(Data records)
────────────────
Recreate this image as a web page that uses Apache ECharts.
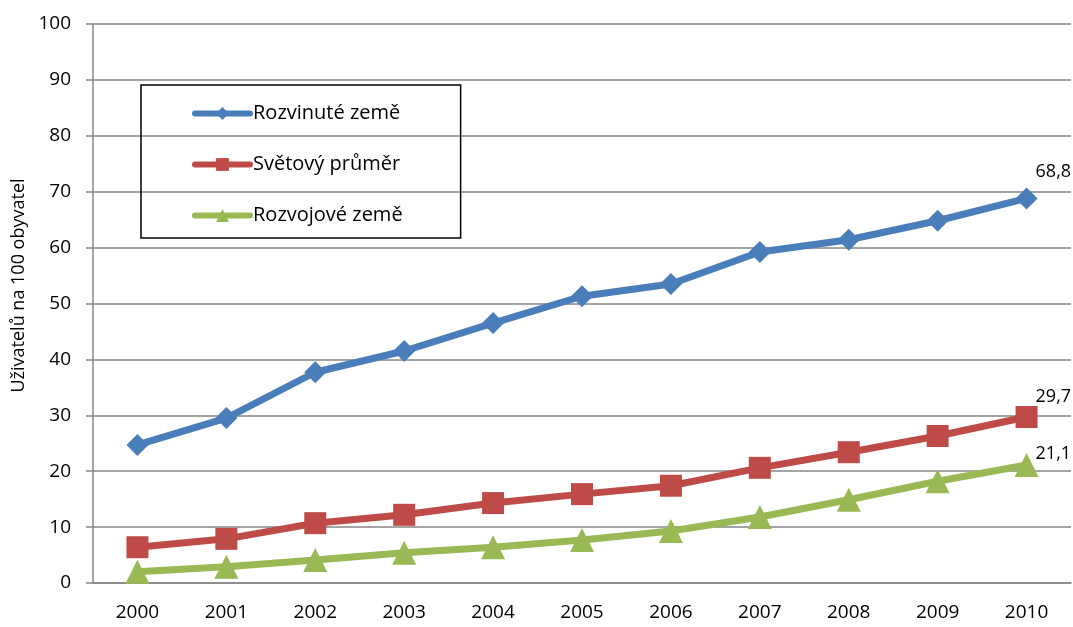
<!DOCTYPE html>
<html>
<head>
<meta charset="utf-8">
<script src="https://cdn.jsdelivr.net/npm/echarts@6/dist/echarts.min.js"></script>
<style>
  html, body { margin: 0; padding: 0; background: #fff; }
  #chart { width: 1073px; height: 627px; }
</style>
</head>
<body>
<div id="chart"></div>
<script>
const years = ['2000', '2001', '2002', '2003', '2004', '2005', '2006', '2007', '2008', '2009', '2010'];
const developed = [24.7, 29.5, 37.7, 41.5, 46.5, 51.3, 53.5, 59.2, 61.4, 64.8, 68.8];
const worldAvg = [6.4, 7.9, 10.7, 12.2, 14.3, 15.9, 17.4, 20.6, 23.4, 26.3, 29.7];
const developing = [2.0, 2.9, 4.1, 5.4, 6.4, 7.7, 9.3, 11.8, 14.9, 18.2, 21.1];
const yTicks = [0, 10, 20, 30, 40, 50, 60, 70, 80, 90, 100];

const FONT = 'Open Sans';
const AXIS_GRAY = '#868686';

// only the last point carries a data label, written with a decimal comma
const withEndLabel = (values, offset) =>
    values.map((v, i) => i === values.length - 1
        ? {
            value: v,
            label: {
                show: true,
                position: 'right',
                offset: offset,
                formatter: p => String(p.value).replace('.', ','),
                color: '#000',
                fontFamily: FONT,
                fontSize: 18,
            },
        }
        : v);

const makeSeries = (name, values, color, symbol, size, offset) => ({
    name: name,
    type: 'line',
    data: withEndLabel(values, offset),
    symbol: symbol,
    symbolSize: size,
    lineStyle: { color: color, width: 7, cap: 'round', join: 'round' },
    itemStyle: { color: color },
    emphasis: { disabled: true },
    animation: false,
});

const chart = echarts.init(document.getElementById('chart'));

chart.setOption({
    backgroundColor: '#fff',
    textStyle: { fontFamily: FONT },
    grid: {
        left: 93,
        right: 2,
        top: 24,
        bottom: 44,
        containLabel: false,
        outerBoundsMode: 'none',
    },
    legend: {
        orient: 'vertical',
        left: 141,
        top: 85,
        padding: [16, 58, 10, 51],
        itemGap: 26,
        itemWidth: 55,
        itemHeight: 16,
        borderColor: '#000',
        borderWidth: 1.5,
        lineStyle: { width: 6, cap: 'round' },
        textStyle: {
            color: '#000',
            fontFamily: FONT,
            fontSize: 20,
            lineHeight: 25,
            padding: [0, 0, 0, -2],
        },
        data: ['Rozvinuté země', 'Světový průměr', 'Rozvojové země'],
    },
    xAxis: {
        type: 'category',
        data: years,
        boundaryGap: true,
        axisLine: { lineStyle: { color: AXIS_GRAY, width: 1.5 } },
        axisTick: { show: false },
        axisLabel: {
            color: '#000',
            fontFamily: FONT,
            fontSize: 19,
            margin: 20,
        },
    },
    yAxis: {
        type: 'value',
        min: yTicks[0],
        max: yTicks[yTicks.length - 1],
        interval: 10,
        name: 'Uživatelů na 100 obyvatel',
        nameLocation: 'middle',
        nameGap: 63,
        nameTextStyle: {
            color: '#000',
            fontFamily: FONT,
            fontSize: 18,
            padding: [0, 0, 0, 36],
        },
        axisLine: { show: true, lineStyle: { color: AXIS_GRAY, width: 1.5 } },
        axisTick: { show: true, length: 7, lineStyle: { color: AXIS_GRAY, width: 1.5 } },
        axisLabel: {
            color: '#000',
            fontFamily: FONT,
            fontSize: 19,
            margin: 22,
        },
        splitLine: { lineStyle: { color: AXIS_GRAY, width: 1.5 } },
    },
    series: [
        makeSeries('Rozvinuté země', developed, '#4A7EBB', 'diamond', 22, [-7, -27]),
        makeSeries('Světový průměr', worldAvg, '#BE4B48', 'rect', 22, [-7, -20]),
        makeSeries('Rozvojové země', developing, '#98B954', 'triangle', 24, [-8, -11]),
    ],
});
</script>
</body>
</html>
────────────────
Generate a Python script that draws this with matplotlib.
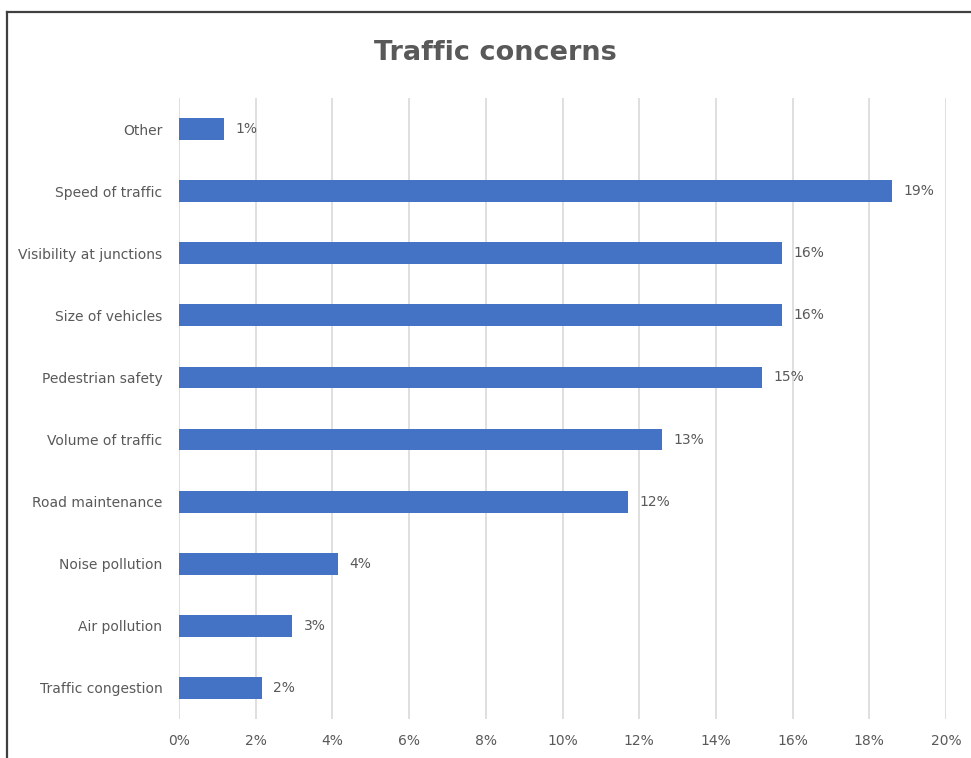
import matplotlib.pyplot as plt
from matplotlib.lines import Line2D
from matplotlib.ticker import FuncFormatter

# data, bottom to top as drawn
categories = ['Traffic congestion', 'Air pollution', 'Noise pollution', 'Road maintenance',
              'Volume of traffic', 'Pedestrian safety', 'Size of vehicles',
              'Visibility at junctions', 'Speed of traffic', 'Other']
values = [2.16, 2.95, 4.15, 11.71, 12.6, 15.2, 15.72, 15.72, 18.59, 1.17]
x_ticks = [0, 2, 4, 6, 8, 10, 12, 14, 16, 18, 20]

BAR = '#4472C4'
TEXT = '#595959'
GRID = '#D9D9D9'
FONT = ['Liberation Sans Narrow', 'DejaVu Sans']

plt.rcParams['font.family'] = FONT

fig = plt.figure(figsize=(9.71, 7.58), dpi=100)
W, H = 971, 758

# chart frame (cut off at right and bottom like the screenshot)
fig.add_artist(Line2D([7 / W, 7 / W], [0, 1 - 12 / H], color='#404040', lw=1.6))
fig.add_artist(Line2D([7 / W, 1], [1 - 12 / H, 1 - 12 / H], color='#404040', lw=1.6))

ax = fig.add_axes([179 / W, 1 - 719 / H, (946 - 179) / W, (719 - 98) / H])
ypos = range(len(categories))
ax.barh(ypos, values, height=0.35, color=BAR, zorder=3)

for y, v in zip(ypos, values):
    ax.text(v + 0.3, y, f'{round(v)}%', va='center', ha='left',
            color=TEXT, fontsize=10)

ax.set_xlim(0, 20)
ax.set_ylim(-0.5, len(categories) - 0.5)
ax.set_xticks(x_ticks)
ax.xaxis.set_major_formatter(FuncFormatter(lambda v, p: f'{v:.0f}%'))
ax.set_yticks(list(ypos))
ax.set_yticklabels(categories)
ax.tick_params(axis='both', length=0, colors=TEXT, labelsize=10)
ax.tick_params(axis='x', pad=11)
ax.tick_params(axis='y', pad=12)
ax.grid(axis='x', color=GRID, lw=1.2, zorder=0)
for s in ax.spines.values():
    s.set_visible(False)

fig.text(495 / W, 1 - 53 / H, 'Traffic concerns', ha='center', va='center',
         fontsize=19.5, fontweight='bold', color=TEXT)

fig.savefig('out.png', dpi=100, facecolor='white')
────────────────
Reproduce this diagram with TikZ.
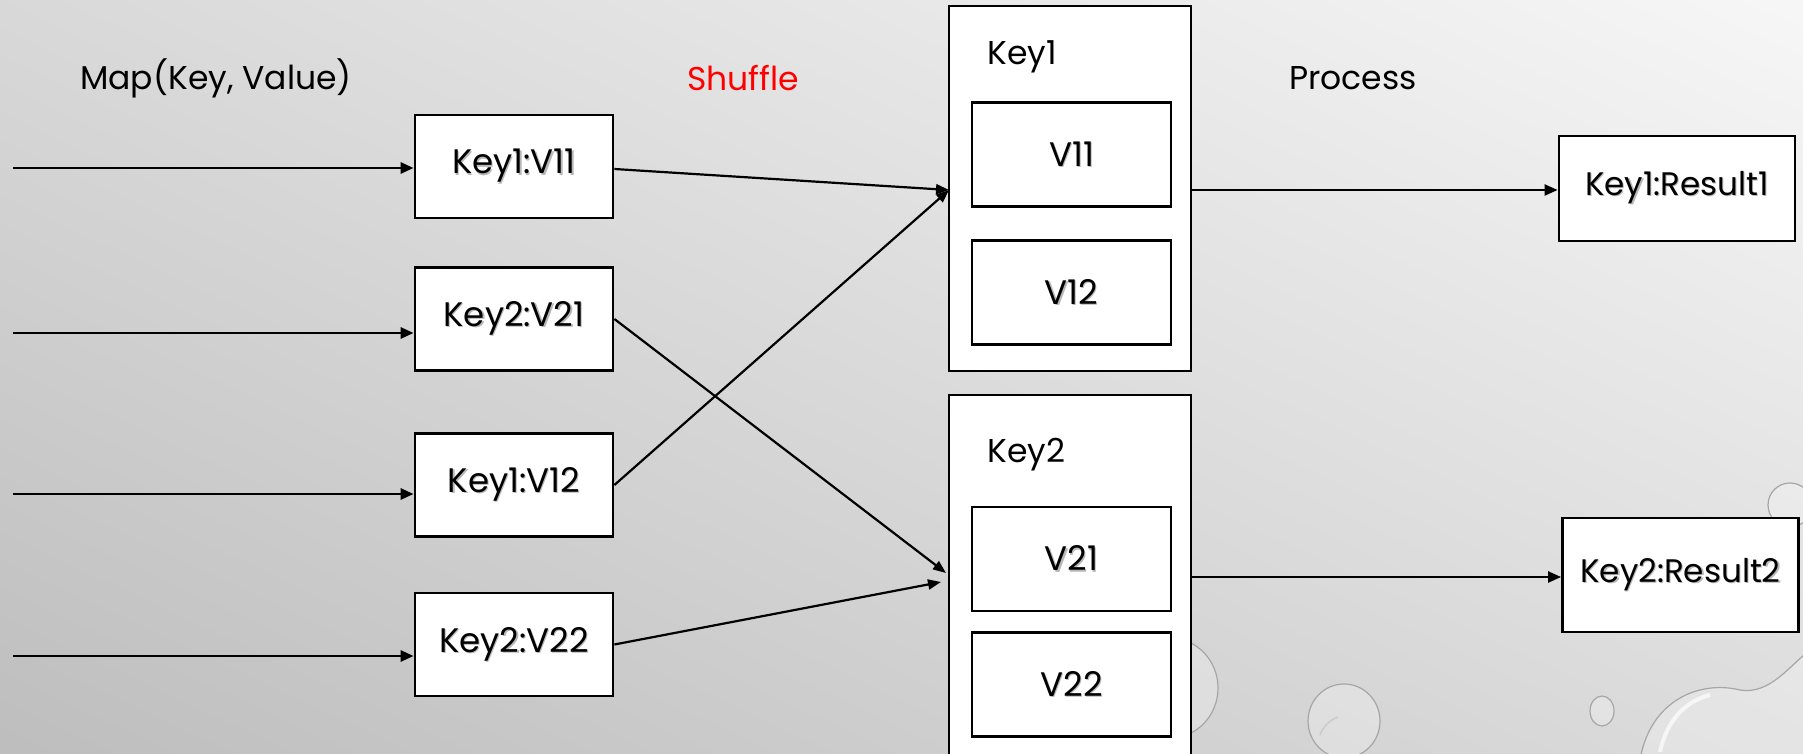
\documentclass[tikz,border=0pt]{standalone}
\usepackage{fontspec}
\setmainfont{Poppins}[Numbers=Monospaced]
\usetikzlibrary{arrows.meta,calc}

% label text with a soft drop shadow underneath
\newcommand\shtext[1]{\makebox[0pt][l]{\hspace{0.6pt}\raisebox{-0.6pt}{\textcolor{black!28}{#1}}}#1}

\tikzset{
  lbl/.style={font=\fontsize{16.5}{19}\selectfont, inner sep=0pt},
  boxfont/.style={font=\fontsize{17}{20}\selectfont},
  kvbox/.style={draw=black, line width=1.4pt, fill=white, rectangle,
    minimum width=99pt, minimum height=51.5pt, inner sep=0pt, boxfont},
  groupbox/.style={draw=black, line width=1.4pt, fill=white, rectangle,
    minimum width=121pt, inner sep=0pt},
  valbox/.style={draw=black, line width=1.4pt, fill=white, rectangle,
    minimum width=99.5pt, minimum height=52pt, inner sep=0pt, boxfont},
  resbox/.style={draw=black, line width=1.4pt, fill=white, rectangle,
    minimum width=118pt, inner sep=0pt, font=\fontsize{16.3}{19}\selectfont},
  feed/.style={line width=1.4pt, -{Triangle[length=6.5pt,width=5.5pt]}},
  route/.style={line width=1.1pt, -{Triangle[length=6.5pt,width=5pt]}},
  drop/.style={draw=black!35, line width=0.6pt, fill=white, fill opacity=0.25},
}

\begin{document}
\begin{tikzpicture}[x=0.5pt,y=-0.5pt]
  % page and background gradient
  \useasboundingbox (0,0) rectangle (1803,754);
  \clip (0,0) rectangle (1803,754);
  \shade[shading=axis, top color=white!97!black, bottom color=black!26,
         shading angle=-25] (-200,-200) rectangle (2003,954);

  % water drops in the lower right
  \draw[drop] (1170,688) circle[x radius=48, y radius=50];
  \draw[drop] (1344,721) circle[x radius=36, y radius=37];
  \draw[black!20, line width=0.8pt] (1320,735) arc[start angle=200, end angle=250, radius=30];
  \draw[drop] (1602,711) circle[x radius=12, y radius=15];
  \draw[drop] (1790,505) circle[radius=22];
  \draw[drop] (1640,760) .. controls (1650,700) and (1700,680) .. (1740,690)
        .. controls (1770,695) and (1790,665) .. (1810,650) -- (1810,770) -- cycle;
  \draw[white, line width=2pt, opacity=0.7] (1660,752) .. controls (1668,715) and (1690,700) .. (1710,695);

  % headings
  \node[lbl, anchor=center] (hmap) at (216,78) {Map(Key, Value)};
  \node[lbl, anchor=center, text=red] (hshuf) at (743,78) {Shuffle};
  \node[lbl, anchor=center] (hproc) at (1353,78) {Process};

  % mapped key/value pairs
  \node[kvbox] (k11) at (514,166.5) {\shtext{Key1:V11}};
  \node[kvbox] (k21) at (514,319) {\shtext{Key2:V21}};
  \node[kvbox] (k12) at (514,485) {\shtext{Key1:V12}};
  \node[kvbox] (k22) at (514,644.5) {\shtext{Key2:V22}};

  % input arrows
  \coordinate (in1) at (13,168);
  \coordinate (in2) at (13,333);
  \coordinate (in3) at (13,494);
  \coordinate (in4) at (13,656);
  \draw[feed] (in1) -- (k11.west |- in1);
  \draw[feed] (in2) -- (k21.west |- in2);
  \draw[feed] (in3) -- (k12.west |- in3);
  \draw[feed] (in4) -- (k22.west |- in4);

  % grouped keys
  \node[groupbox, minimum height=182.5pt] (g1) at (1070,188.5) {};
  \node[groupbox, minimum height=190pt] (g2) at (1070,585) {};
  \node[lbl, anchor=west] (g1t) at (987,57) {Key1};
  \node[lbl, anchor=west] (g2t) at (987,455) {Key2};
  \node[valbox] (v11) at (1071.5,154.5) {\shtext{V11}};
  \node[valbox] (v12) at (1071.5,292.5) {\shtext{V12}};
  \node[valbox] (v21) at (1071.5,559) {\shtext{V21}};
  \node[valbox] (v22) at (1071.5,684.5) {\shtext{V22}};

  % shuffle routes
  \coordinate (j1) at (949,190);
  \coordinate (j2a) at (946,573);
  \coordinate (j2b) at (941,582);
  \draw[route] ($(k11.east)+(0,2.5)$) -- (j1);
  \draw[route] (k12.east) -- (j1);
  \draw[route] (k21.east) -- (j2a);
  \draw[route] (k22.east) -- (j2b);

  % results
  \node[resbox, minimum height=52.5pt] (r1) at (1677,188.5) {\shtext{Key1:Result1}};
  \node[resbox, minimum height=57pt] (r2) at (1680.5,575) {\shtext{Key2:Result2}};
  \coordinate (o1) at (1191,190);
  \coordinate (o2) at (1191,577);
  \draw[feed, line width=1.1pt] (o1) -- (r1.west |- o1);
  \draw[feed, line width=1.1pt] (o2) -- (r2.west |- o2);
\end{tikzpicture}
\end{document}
────────────────
Required task - Reproduce exactly the lines above starting at the line containing "Recreate this image" and ending at the line containing "const chart = echarts.init(document.getElementById('chart'));", including both, but not the pictures.

Response for this exercise -
Recreate this image as a web page that uses Apache ECharts.
<!DOCTYPE html>
<html>
<head>
<meta charset="utf-8">
<script src="https://cdn.jsdelivr.net/npm/echarts@6/dist/echarts.min.js"></script>
<style>
  html, body { margin: 0; padding: 0; background: #fff; }
  #chart { width: 1073px; height: 627px; }
</style>
</head>
<body>
<div id="chart"></div>
<script>
const years = ['2000', '2001', '2002', '2003', '2004', '2005', '2006', '2007', '2008', '2009', '2010'];
const developed = [24.7, 29.5, 37.7, 41.5, 46.5, 51.3, 53.5, 59.2, 61.4, 64.8, 68.8];
const worldAvg = [6.4, 7.9, 10.7, 12.2, 14.3, 15.9, 17.4, 20.6, 23.4, 26.3, 29.7];
const developing = [2.0, 2.9, 4.1, 5.4, 6.4, 7.7, 9.3, 11.8, 14.9, 18.2, 21.1];
const yTicks = [0, 10, 20, 30, 40, 50, 60, 70, 80, 90, 100];

const FONT = 'Open Sans';
const AXIS_GRAY = '#868686';

// only the last point carries a data label, written with a decimal comma
const withEndLabel = (values, offset) =>
    values.map((v, i) => i === values.length - 1
        ? {
            value: v,
            label: {
                show: true,
                position: 'right',
                offset: offset,
                formatter: p => String(p.value).replace('.', ','),
                color: '#000',
                fontFamily: FONT,
                fontSize: 18,
            },
        }
        : v);

const makeSeries = (name, values, color, symbol, size, offset) => ({
    name: name,
    type: 'line',
    data: withEndLabel(values, offset),
    symbol: symbol,
    symbolSize: size,
    lineStyle: { color: color, width: 7, cap: 'round', join: 'round' },
    itemStyle: { color: color },
    emphasis: { disabled: true },
    animation: false,
});

const chart = echarts.init(document.getElementById('chart'));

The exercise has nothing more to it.